It is Monday right now and by this time on Wednesday I'll already be on a plane headed back to the good ole USA. My feelings are so mixed right now. On the one hand I'm so unbelievably ready to see my friends and family, eat the delicious food I've missed so much, drive my car, go to my bars, drink Abita, etc etc etc, but on the other hand I keep thinking about how much I will miss France. France has become my home over the last 8 months and especially since I've been in Paris.
I moved to Paris and have been sharing a studio apartment with my darling boyfriend. It's small, but it's so perfect. We're a great team, cooking and cleaning together, helping each other, spending time together, it's awesome. When I was in Valenciennes, I never really had a space that I felt at home in. I spent some nights out in St Saulve at Annabelle and Eric's where I was paying for a room, but I'd spend other nights and much of my free time at friends' apartments. Although Valenciennes felt like home, I didn't have a space to call my own.
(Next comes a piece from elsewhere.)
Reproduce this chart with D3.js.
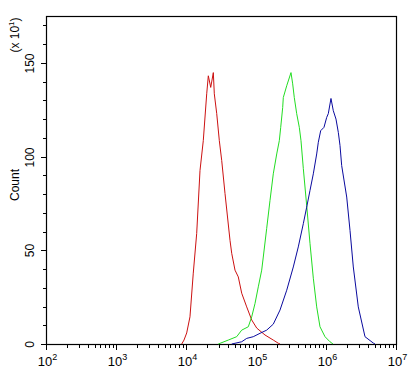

This space still isn't my own, but it's felt like it. It's actually on the roomy side of what I've seen out of studios here in France, and I absolutely love it. Unfortunately, now it's time to leave.
I'm also going to miss my boyfriend. I've gotten quite attached to him especially recently and although I'll enjoy spending the next day and a half with him, I'm also very sad and will be having sporadic crying fits and of course a big ole sob fest Wednesday morning when we say goodbye.
Living in two worlds is oh so very hard, but I wouldn't trade this experience for the world. As much as I miss everyone back home, I loved living here and hope to do it again. It pains me to see my nieces and nephew grow up so quickly without me there, but there are sacrifices that have to be made.